● **Provided material**:
———

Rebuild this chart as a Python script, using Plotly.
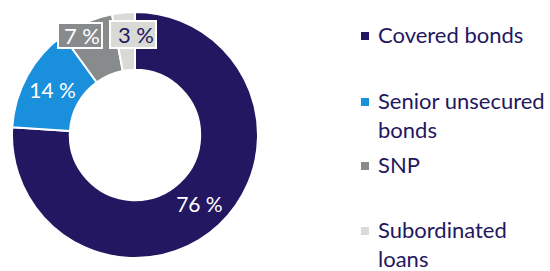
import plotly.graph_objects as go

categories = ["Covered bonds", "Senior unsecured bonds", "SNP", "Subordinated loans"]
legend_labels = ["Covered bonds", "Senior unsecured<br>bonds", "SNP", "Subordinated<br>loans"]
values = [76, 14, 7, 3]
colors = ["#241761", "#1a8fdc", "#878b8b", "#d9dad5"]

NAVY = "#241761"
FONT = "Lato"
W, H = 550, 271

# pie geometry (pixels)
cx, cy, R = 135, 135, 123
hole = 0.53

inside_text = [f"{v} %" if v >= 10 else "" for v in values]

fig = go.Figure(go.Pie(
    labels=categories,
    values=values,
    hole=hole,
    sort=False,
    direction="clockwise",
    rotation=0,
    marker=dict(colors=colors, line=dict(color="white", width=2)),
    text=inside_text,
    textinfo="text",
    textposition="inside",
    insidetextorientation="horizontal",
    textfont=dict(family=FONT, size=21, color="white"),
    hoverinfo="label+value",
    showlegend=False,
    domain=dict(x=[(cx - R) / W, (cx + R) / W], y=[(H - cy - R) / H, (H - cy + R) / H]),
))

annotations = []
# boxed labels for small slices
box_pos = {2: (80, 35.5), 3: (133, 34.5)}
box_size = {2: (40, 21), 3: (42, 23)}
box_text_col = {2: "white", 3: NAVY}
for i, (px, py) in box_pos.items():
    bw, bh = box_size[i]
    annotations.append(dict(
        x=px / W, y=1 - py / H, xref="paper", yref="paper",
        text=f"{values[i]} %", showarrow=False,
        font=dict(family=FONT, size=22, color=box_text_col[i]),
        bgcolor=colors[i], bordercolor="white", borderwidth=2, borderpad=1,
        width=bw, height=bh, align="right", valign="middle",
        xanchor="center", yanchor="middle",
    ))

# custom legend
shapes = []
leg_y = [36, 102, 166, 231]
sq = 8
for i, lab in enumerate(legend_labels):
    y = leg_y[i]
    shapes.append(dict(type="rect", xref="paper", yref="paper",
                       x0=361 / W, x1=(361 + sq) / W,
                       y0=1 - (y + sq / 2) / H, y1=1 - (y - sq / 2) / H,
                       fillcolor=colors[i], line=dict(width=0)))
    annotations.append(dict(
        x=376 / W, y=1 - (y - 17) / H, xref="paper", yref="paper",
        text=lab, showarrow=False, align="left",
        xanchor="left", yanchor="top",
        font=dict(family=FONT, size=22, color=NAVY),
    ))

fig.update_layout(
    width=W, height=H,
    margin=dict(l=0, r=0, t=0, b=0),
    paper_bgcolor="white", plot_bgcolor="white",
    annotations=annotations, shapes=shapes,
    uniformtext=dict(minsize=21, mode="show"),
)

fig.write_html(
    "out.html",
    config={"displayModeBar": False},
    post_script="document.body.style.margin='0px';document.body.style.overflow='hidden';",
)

———

Without any pictures, reproduce the lines from the first one in the material through the line that has "v in values]", exactly as they appear.

Rebuild this chart as a Python script, using Plotly.
import plotly.graph_objects as go

categories = ["Covered bonds", "Senior unsecured bonds", "SNP", "Subordinated loans"]
legend_labels = ["Covered bonds", "Senior unsecured<br>bonds", "SNP", "Subordinated<br>loans"]
values = [76, 14, 7, 3]
colors = ["#241761", "#1a8fdc", "#878b8b", "#d9dad5"]

NAVY = "#241761"
FONT = "Lato"
W, H = 550, 271

# pie geometry (pixels)
cx, cy, R = 135, 135, 123
hole = 0.53

inside_text = [f"{v} %" if v >= 10 else "" for v in values]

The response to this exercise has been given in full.